Text on screen: Marc P. Seidner, CIO Non-traditional Strategies
Marc Seidner: Yeah. I mean, I would reinforce what Tiffany mentioned, Tina, it's a great question. It's probably the conundrum of 2021 and 2022, why do so many talk about an increasing inflation concern but there's so little response or action by the bond market.
I think part of the answer, and Tiffany mentioned this, is looking through the cycle. We are in the late stages or we are rapidly entering the late stages of an economic cycle and longer term bond yield while we think there may be pressure to rise gently from here, or moderately from here, are probably looking through the cycle.
Text on screen: Longer-term bond yields should reflect a terminal short-term interest rate plus a risk premia
Images on screen: PIMCO cyclical forum
Let's remember that longer term bond yields should reflect a terminal short-term interest rate plus a risk premia.

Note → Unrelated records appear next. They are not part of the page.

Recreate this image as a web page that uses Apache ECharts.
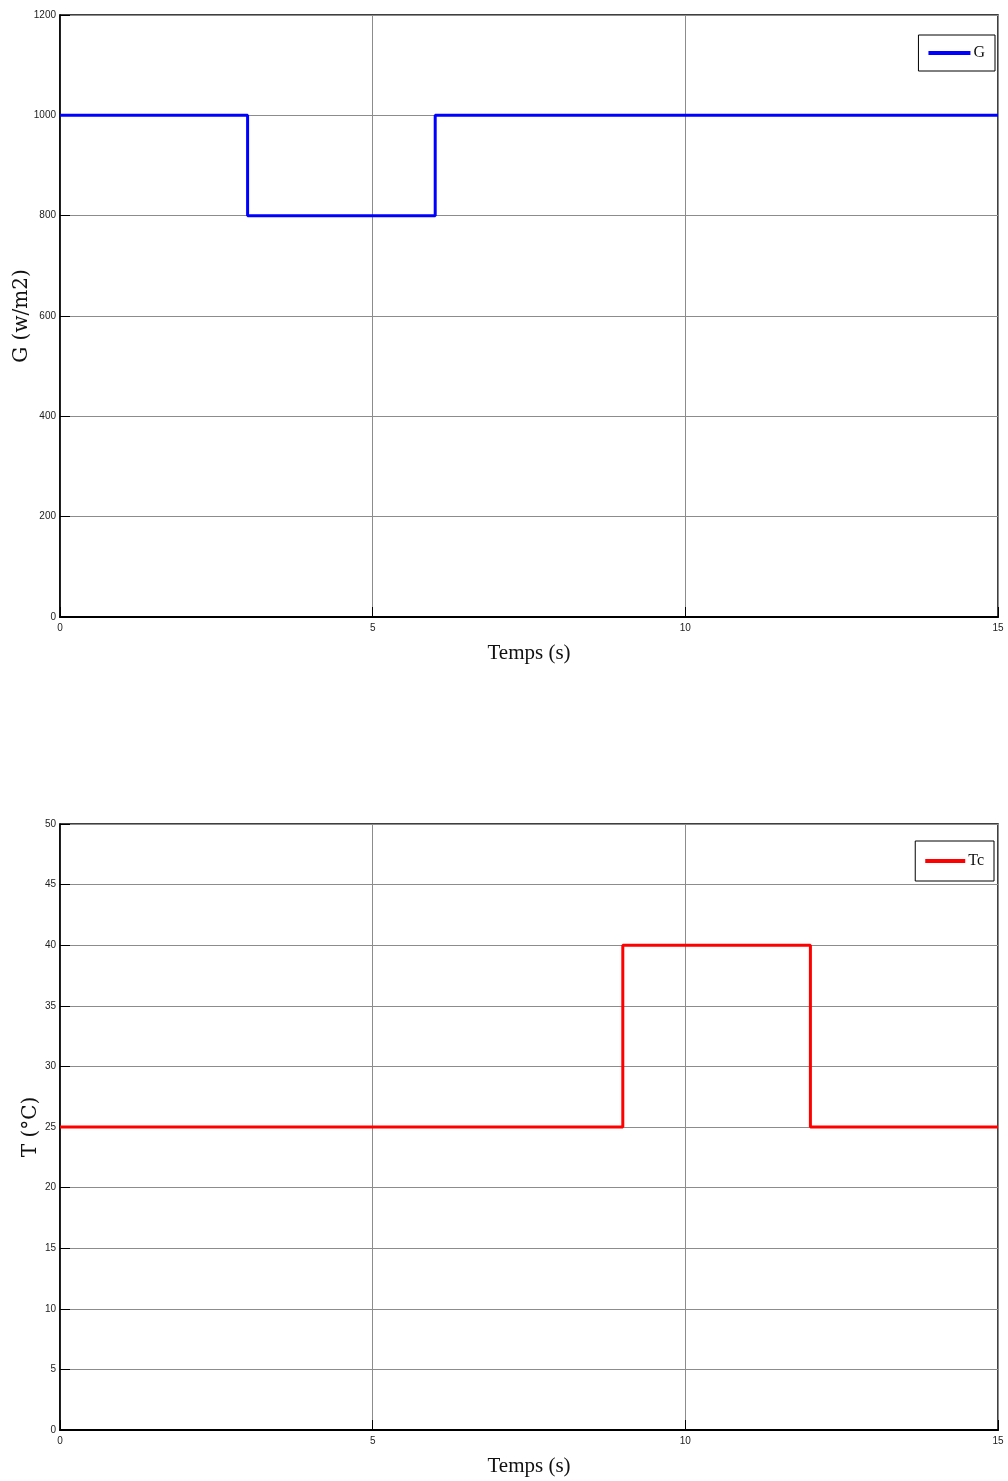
<!DOCTYPE html>
<html>
<head>
<meta charset="utf-8">
<script src="https://cdn.jsdelivr.net/npm/echarts@6/dist/echarts.min.js"></script>
<style>html,body{margin:0;padding:0;background:#fff}#c{width:1008px;height:1481px}</style>
</head>
<body>
<div id="c"></div>
<script>
const gTime = [0, 3, 6, 15];
const gValues = [1000, 800, 1000, 1000];
const tTime = [0, 9, 12, 15];
const tValues = [25, 40, 25, 25];

const chart = echarts.init(document.getElementById('c'), null, {renderer: 'canvas'});
const tickFont = {fontFamily: 'Liberation Sans Narrow, Arial Narrow, Liberation Sans, Arial', fontSize: 10, color: '#222', formatter: v => String(v)};
function xAx(gi) {
  return {
    type: 'value', gridIndex: gi, min: 0, max: 15, interval: 5,
    name: 'Temps (s)', nameLocation: 'middle', nameGap: 26,
    nameTextStyle: {fontFamily: 'Liberation Serif, Times New Roman, serif', fontSize: 21, color: '#111'},
    axisLine: {show: true, lineStyle: {color: '#000', width: 2}},
    axisTick: {show: true, inside: true, length: 10, lineStyle: {color: '#000'}},
    axisLabel: Object.assign({margin: 6}, tickFont),
    splitLine: {show: true, lineStyle: {color: '#8c8c8c', width: 1}}
  };
}
function yAx(gi, max, interval, name, gap) {
  return {
    type: 'value', gridIndex: gi, min: 0, max: max, interval: interval,
    name: name, nameLocation: 'middle', nameGap: gap, nameMoveOverlap: false,
    nameTextStyle: {fontFamily: 'DejaVu Serif, serif', fontSize: 20, color: '#111'},
    axisLine: {show: true, lineStyle: {color: '#000', width: 1.5}},
    axisTick: {show: true, inside: true, length: 10, lineStyle: {color: '#000'}},
    axisLabel: Object.assign({margin: 4}, tickFont),
    splitLine: {show: true, lineStyle: {color: '#8c8c8c', width: 1}}
  };
}
const option = {
  backgroundColor: '#fff',
  animation: false,
  grid: [
    {left: 60, top: 15, right: 10, height: 602, show: true, borderColor: '#000', borderWidth: 1.5, backgroundColor: 'transparent', containLabel: false, outerBoundsMode: 'none'},
    {left: 60, top: 824, right: 10, height: 606, show: true, borderColor: '#000', borderWidth: 1.5, backgroundColor: 'transparent', containLabel: false, outerBoundsMode: 'none'}
  ],
  xAxis: [xAx(0), xAx(1)],
  yAxis: [yAx(0, 1200, 200, 'G (w/m2)', 28), yAx(1, 50, 5, 'T (°C)', 19)],
  legend: [
    {data: ['G'], right: 13, top: 35, orient: 'vertical', padding: [10, 10, 10, 10],
     borderColor: '#000', borderWidth: 1, backgroundColor: '#fff',
     icon: 'rect', itemWidth: 42, itemHeight: 4, itemGap: 4,
     textStyle: {fontFamily: 'Liberation Serif, Times New Roman, serif', fontSize: 16, color: '#111', padding: [0, 0, 0, -2]}},
    {data: ['Tc'], right: 14, top: 841, orient: 'vertical', padding: [12, 10, 12, 10],
     borderColor: '#000', borderWidth: 1, backgroundColor: '#fff',
     icon: 'rect', itemWidth: 40, itemHeight: 4, itemGap: 4,
     textStyle: {fontFamily: 'Liberation Serif, Times New Roman, serif', fontSize: 16, color: '#111', padding: [0, 0, 0, -2]}}
  ],
  series: [
    {name: 'G', type: 'line', xAxisIndex: 0, yAxisIndex: 0, step: 'end', symbol: 'none',
     color: '#0000ff', lineStyle: {color: '#0000ff', width: 3},
     data: gTime.map((t, i) => [t, gValues[i]])},
    {name: 'Tc', type: 'line', xAxisIndex: 1, yAxisIndex: 1, step: 'end', symbol: 'none',
     color: '#ff0000', lineStyle: {color: '#ff0000', width: 3},
     data: tTime.map((t, i) => [t, tValues[i]])}
  ]
};
chart.setOption(option);
</script>
</body>
</html>
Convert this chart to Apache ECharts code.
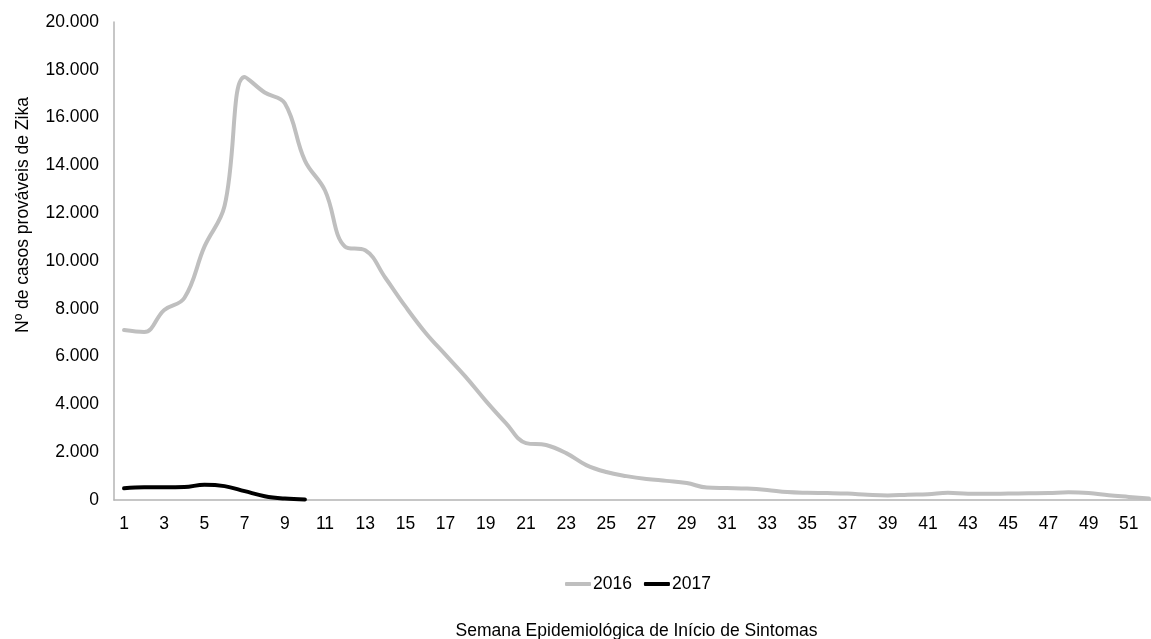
<!DOCTYPE html>
<html>
<head>
<meta charset="utf-8">
<script src="https://cdn.jsdelivr.net/npm/echarts@6/dist/echarts.min.js"></script>
<style>
  html, body { margin: 0; padding: 0; background: #fff; overflow: hidden; }
  #chart { width: 1151px; height: 639px; }
</style>
</head>
<body>
<div id="chart"></div>
<script>
// semanas epidemiológicas 1..52
var semanas = []
for (var i = 1; i <= 52; i++) semanas.push(String(i))

var casos2016 = [
  7110, 7030, 7950, 8450, 10600, 12300, 17700, 17050, 16600, 14200,
  12950, 10600, 10450, 9300, 8100, 7000, 6070, 5150, 4150, 3220,
  2380, 2300, 1960, 1460, 1170, 1000, 880, 800, 710, 520,
  500, 480, 420, 330, 300, 290, 270, 220, 190, 220,
  240, 300, 260, 260, 270, 280, 290, 320, 290, 200,
  130, 60
]
var casos2017 = [490, 530, 530, 540, 640, 580, 370, 160, 60, 20]

var chart = echarts.init(document.getElementById('chart'))
var font = 'Liberation Sans, Arial, sans-serif'
var fs = 17.5

var option = {
  animation: false,
  textStyle: { fontFamily: font },
  grid: { left: 114, top: 22, bottom: 139, width: 1045, outerBoundsMode: 'none', containLabel: false },
  legend: {
    data: ['2016', '2017'],
    left: 560,
    top: 570,
    icon: 'roundRect',
    itemWidth: 26,
    itemHeight: 4,
    itemGap: 12,
    textStyle: { fontSize: fs, color: '#000', fontFamily: font, padding: [0, 0, 0, -3] }
  },
  xAxis: {
    type: 'category',
    data: semanas,
    boundaryGap: true,
    axisLine: { lineStyle: { color: '#b4b4b4', width: 1.5 } },
    axisTick: { show: false },
    axisLabel: { interval: 1, fontSize: fs, color: '#000', margin: 15 },
    name: 'Semana Epidemiológica de Início de Sintomas',
    nameLocation: 'middle',
    nameGap: 122,
    nameTextStyle: { fontSize: fs, color: '#000' }
  },
  yAxis: {
    type: 'value',
    min: 0,
    max: 20000,
    interval: 2000,
    splitLine: { show: false },
    axisLine: { show: true, lineStyle: { color: '#b4b4b4', width: 1.5 } },
    axisTick: { show: false },
    axisLabel: {
      fontSize: fs,
      color: '#000',
      margin: 15,
      formatter: function (v) { return v.toLocaleString('pt-BR') }
    },
    name: 'Nº de casos prováveis de Zika',
    nameLocation: 'middle',
    nameGap: 82,
    nameRotate: 90,
    nameTextStyle: { fontSize: fs, color: '#000', padding: [0, 0, 0, 92] }
  },
  series: [
    {
      name: '2016',
      type: 'line',
      data: casos2016,
      smooth: 0.4,
      symbol: 'none',
      lineStyle: { color: '#bfbfbf', width: 4, cap: 'round' },
      itemStyle: { color: '#bfbfbf' }
    },
    {
      name: '2017',
      type: 'line',
      data: casos2017,
      smooth: 0.4,
      symbol: 'none',
      lineStyle: { color: '#000', width: 4, cap: 'round' },
      itemStyle: { color: '#000' }
    }
  ]
}

chart.setOption(option)
</script>
</body>
</html>
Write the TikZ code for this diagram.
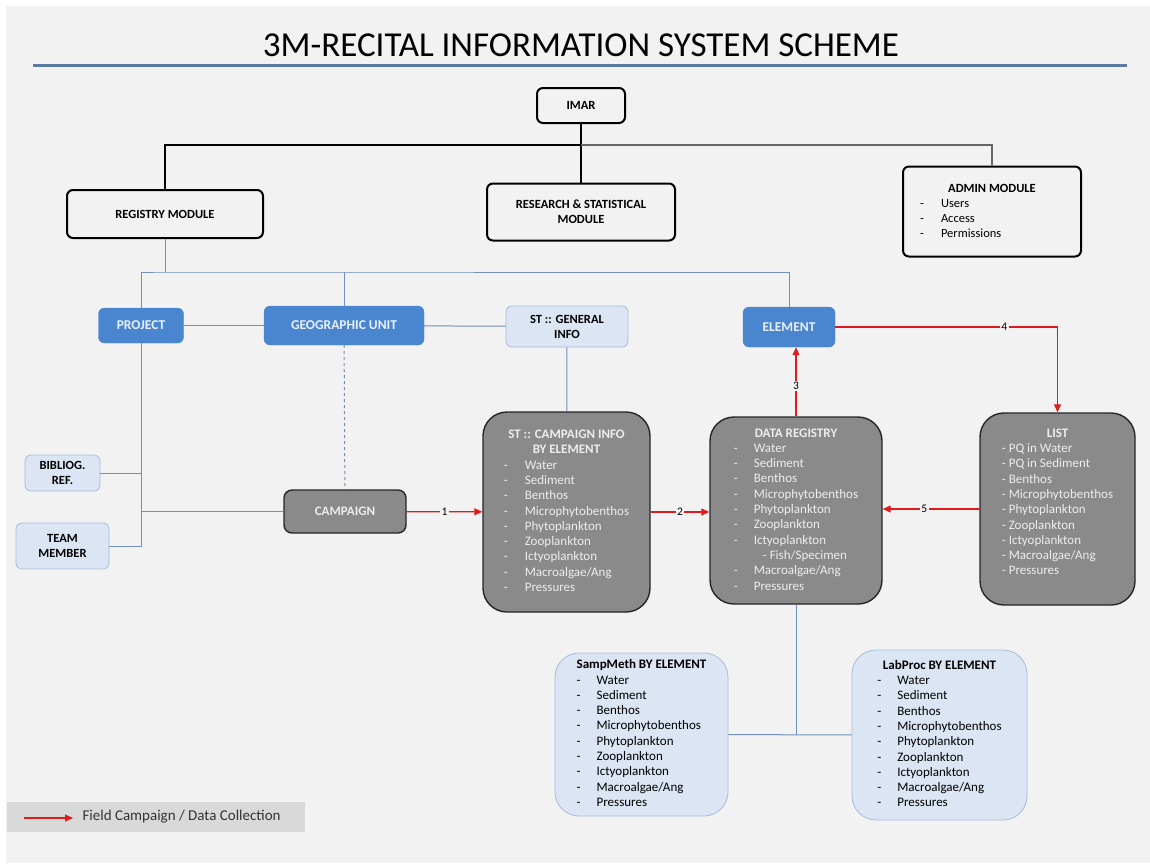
\documentclass[tikz,border=0pt]{standalone}
\usepackage{fontspec}
\setmainfont{Carlito}
\usetikzlibrary{arrows.meta}

\definecolor{bgc}{HTML}{F2F2F2}
\definecolor{blueBox}{HTML}{4A86D0}
\definecolor{lightBox}{HTML}{DBE5F3}
\definecolor{lightEdge}{HTML}{A7BCDA}
\definecolor{grayBox}{HTML}{8A8A8A}
\definecolor{linkBlue}{HTML}{6F8FBF}
\definecolor{flowRed}{HTML}{E31A1C}
\definecolor{titleLine}{HTML}{5B7AA8}
\definecolor{legendBg}{HTML}{D9D9D9}

% rows shared by the element boxes
\newcommand{\elemrows}{%
  - & Water\\ - & Sediment\\ - & Benthos\\ - & Microphytobenthos\\
  - & Phytoplankton\\ - & Zooplankton\\ - & Ictyoplankton\\
  - & Macroalgae/Ang\\ - & Pressures}

\tikzset{
  topbox/.style={draw=black, line width=2pt, rounded corners=6pt, fill=bgc,
    inner sep=0pt, align=center, font=\bfseries\fontsize{12.5}{15}\selectfont},
  bluebox/.style={fill=blueBox, draw=blueBox, rounded corners=6pt, inner sep=0pt,
    text=white!88!blueBox, font=\bfseries\fontsize{13.5}{15}\selectfont},
  lightbox/.style={fill=lightBox, draw=lightEdge, line width=0.8pt, rounded corners=6pt,
    inner sep=0pt, align=center, font=\bfseries\fontsize{12.5}{15}\selectfont},
  graybox/.style={fill=grayBox, draw=black!85, line width=1.4pt, rounded corners=24pt,
    inner sep=0pt, text=white!85!grayBox, font=\fontsize{13}{15.3}\selectfont},
  methbox/.style={fill=lightBox, draw=lightEdge, line width=0.8pt, rounded corners=24pt,
    inner sep=0pt, font=\fontsize{13}{15.3}\selectfont},
  treeline/.style={black, line width=1.2pt},
  link/.style={linkBlue, line width=1pt},
  flow/.style={flowRed, line width=1.2pt, -{Triangle[length=8pt,width=7pt]}},
  flowlabel/.style={fill=bgc, text=black, inner sep=1.5pt, font=\fontsize{11.5}{13}\selectfont},
}

\begin{document}
\begin{tikzpicture}[x=1pt, y=-1pt]
  \useasboundingbox (0,0) rectangle (1150,863);
  \fill[bgc] (6,6) rectangle (1150,863);

  % title
  \node[font=\fontsize{35}{38}\selectfont] (title) at (581,45) {3M-RECITAL INFORMATION SYSTEM SCHEME};
  \draw[titleLine, line width=3pt] (33,65) -- (1127,65);

  % modules
  \node[topbox, minimum width=88pt, minimum height=35pt] (imar) at (581,105.5) {IMAR};
  \node[topbox, minimum width=196pt, minimum height=48pt] (reg) at (165,214) {REGISTRY MODULE};
  \node[topbox, minimum width=188pt, minimum height=57pt] (res) at (581,212) {RESEARCH \& STATISTICAL\\MODULE};
  \node[topbox, minimum width=178pt, minimum height=90pt] (admin) at (992,211.5) {%
    \begin{tabular}{@{}p{21pt}@{}p{123pt}@{}}
      \multicolumn{2}{@{}c@{}}{ADMIN MODULE}\\
      \mdseries - & \mdseries Users\\
      \mdseries - & \mdseries Access\\
      \mdseries - & \mdseries Permissions
    \end{tabular}};

  \coordinate (topbus) at (581,145);
  \draw[treeline] (imar) -- (topbus) -| (reg);
  \draw[treeline] (topbus) -- (res);
  \draw[treeline, black!60] (topbus) -| (admin);

  % registry level
  \node[bluebox, minimum width=85pt, minimum height=35pt] (proj) at (141,325.5) {PROJECT};
  \node[bluebox, minimum width=160pt, minimum height=39pt] (geo) at (344,325.5) {GEOGRAPHIC UNIT};
  \node[lightbox, minimum width=122pt, minimum height=41pt] (stgen) at (567,326.5) {ST :: GENERAL\\INFO};
  \node[bluebox, minimum width=92pt, minimum height=40pt] (elem) at (789,327) {ELEMENT};
  \node[lightbox, minimum width=75pt, minimum height=36pt] (bib) at (62.5,473) {BIBLIOG.\\REF.};
  \node[lightbox, minimum width=93pt, minimum height=46pt] (team) at (62.5,546) {TEAM\\MEMBER};
  \node[graybox, rounded corners=8pt, minimum width=122pt, minimum height=43pt,
    font=\bfseries\fontsize{13}{15}\selectfont] (camp) at (345,511.5) {CAMPAIGN};

  \coordinate (regbus) at (165,272);
  \draw[link] (reg) -- (regbus);
  \draw[link] (proj) |- (regbus) -| (elem);
  \draw[link] (geo) -- (geo |- regbus);
  \draw[link] (proj) -- (geo);
  \draw[link] (geo) -- (stgen);
  \draw[link] (proj) |- (team);
  \draw[link] (bib) -- (bib -| proj);
  \draw[link] (camp) -- (camp -| proj);
  \draw[link, dashed] (geo) -- (camp);

  % element boxes
  \node[graybox, minimum width=167pt, minimum height=200pt] (stcamp) at (566.5,512) {%
    \begin{tabular}{@{}p{21pt}@{}l@{}}
      \multicolumn{2}{@{}c@{}}{\bfseries ST :: CAMPAIGN INFO}\\
      \multicolumn{2}{@{}c@{}}{\bfseries BY ELEMENT}\\
      \elemrows
    \end{tabular}};
  \node[graybox, minimum width=172pt, minimum height=187pt] (dreg) at (796,510.5) {%
    \begin{tabular}{@{}p{20pt}@{}l@{}}
      \multicolumn{2}{@{}c@{}}{\bfseries DATA REGISTRY}\\
      - & Water\\ - & Sediment\\ - & Benthos\\ - & Microphytobenthos\\
      - & Phytoplankton\\ - & Zooplankton\\ - & Ictyoplankton\\
        & \hspace{9pt}- Fish/Specimen\\
      - & Macroalgae/Ang\\ - & Pressures
    \end{tabular}};
  \node[graybox, minimum width=155pt, minimum height=192pt] (list) at (1057.5,509) {%
    \begin{tabular}{@{}l@{}}
      \multicolumn{1}{@{}c@{}}{\bfseries LIST}\\
      - PQ in Water\\ - PQ in Sediment\\ - Benthos\\ - Microphytobenthos\\
      - Phytoplankton\\ - Zooplankton\\ - Ictyoplankton\\ - Macroalgae/Ang\\
      - Pressures\\[12pt]
    \end{tabular}};
  \node[methbox, minimum width=173pt, minimum height=163pt] (samp) at (641.5,734.5) {%
    \begin{tabular}{@{}p{20pt}@{}l@{}}
      \multicolumn{2}{@{}c@{}}{\bfseries SampMeth BY ELEMENT}\\
      \elemrows
    \end{tabular}};
  \node[methbox, minimum width=175pt, minimum height=170pt] (lab) at (939.5,735) {%
    \begin{tabular}{@{}p{20pt}@{}l@{}}
      \multicolumn{2}{@{}c@{}}{\bfseries LabProc BY ELEMENT}\\
      \elemrows
    \end{tabular}};

  \draw[link] (stgen) -- (stcamp);
  \draw[flow] (camp) -- node[flowlabel] {1} (stcamp);
  \draw[flow] (stcamp.east) -- node[flowlabel] {2} (stcamp.east -| dreg.west);
  \draw[flow] (dreg.north) -- node[flowlabel, pos=0.44] {3} (dreg.north |- elem.south);
  \draw[flow] (elem) -| node[flowlabel, pos=0.38] {4} (list);
  \draw[flow] (list.west) -- node[flowlabel, pos=0.57] {5} (list.west -| dreg.east);

  \coordinate (labbus) at (796,735);
  \draw[link] (dreg) -- (labbus);
  \draw[link] (samp) -- (lab);

  % legend
  \node[fill=legendBg, minimum width=298pt, minimum height=30pt, inner sep=0pt] (legend) at (156,817) {};
  \coordinate (legA) at (24,818);
  \coordinate (legB) at (73,818);
  \draw[flow] (legA) -- (legB);
  \node[anchor=west, text=black!80, font=\fontsize{15}{17}\selectfont] (legtext) at (79,817) {Field Campaign / Data Collection};
\end{tikzpicture}
\end{document}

And so it's not surprising that given the uncertainty that we're pricing a terminal interest rate, that it's somewhat lower than we were in the last cycle. It basically reinforces PIMCO's new neutral secular theme. And so again, while cyclically we think there's not enough of a risk premia in longer term bond yields, and there is the room for financial conditions to tighten from here, it is quite possible that this isn't that great of a conundrum in the sense that the bond market is looking through the current cycle, thinking about a longer term terminal neutral level of interest rates and anticipating that it may very well be lower in this cycle than it has been in the past for many of the reasons that PIMCO has relied on for really the last half decade in terms of new neutral thinking and new neutral levels of yields.